Habitus adalah ruang konseptual dimana pengalaman doxa tersimpan sebagai seperangkat ingatan (memories) mengenai bagaimana berperilaku. Habitus merupakan kebiasaan seseorang yang terbentuk karena struktur apa yang mereka lihat ketika setelah lahir.

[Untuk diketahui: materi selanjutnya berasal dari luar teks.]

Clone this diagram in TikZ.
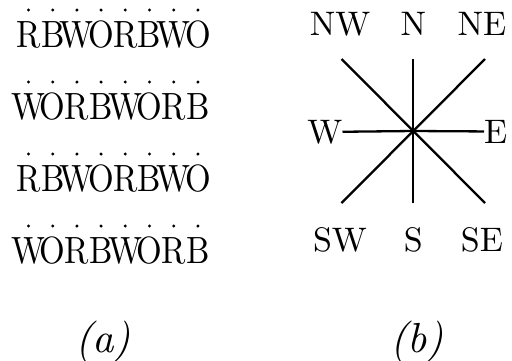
\documentclass[tikz,border=0pt]{standalone}
\usepackage{fontspec}
\setmainfont{lmroman10-regular.otf}[ItalicFont=lmroman10-italic.otf]
\begin{document}
\begin{tikzpicture}[x=1pt,y=-1pt,
  grid letter/.style={inner sep=0pt,anchor=base,yscale=1.15,font=\fontsize{33}{33}\selectfont},
  gdot/.style={fill=black,circle,inner sep=0pt,minimum size=3.3pt},
  compass label/.style={inner sep=0pt,anchor=base,font=\fontsize{34}{34}\selectfont},
  caption/.style={inner sep=0pt,anchor=base,font=\fontsize{42}{42}\selectfont\itshape},
  ray/.style={line width=2.3pt}]
\useasboundingbox (0,0) rectangle (512,360);
% (a) letter grid
\foreach \row/\word [count=\r from 0] in {0/{R,B,W,O,R,B,W,O},1/{W,O,R,B,W,O,R,B},2/{R,B,W,O,R,B,W,O},3/{W,O,R,B,W,O,R,B}}{
  \foreach \ch [count=\i from 0] in \word {
    \node[gdot] (d\r\i) at ({28.5+24.2*\i},{10+72*\r}) {};
    \node[grid letter] (l\r\i) at ({28.5+24.2*\i},{47.5+72*\r}) {\ch};
  }
}
% (b) compass
\coordinate (c) at (413.3,131);
\coordinate (pN) at (413.3,59);
\coordinate (pS) at (413.3,203);
\coordinate (pNW) at (341.5,59);
\coordinate (pNE) at (485,59);
\coordinate (pSW) at (341.5,203);
\coordinate (pSE) at (485,203);
\node[compass label] (NW) at (340,35) {NW};
\node[compass label] (N) at (413.3,35) {N};
\node[compass label] (NE) at (482,35) {NE};
\node[compass label,anchor=base east] (W) at (342.5,143) {W};
\node[compass label,anchor=base west] (E) at (484,143) {E};
\node[compass label] (SW) at (340,251) {SW};
\node[compass label] (S) at (413.3,251) {S};
\node[compass label] (SE) at (482,251) {SE};
\draw[ray] (W.east) -- (c) -- (E.west);
\draw[ray] (pN) -- (c) -- (pS);
\draw[ray] (pNW) -- (c) -- (pSE);
\draw[ray] (pNE) -- (c) -- (pSW);
% captions
\node[caption] (ca) at (103,352) {(a)};
\node[caption] (cb) at (417,352) {(b)};
\end{tikzpicture}
\end{document}
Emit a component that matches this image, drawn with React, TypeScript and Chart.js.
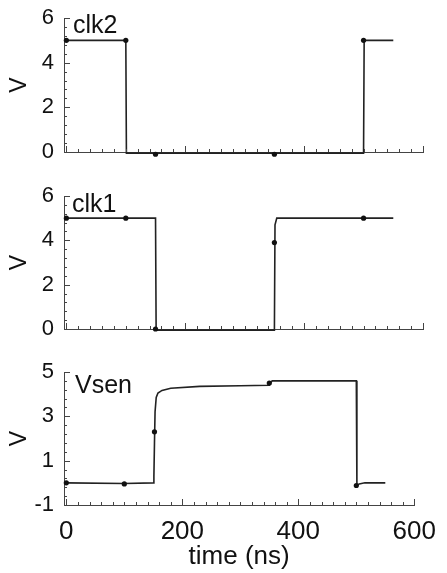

Habitus sangatlah berkaitan dengan field. field disini sebagai tempat atau ruang para agen sosial melakukan persaingan untuk mendapatkan berbagai sumber daya material maupun kekuatan simbolik.
Kebiasaan (habitus) yang diperoleh manusia tidak bisa lepas dari modal. disini Bourdieu tidak hanya membicarakan modal tentang ekonomi saja, melainkan budaya, sosial, dan simbolik. contoh seperti ini ketika seseorang itu mempunyai kebiasaan selalu membaca kitab suci, kebiasaan ini muncul karena didikan dari orang tuanya atau tempat dimana seorang ini menempuh ilmu. inilah modal yang dimaksud oleh Bourdieu.
Bisa dipahami bahwa kebiasaan korupsi yang dilakukan oleh para pemerintah ini berawal dari budaya korupsi turun temurun yang dimana ini menjadikan modal bagi pemerintahan selanjutnya dan terkadang tindakan korupsi ini bisa tertutupi karena tempat yang mereka duduki saling terinterkoneksi dalam satu partai/keluarga/ideologi. sehingga korupsi itu perlu dan harus dilakukan ketika menjadi pejabat karena subjektivitas dan objektivitas saling bersangkutan. kita tidak bisa menghukum mati seorang pejabat yang melakukan korupsi dan kita juga tidak bisa menyalahkan sistemnya. kita hanya bisa mengubah kebiasaan, field, dan modal yang ada pada sekitar kita karena ini menjadi hal penting untuk meminimalisir kasus korupsi.
Daftar Referensi:
Bourdieu, P. (1990) The Logic of Practice. Stanford University Press.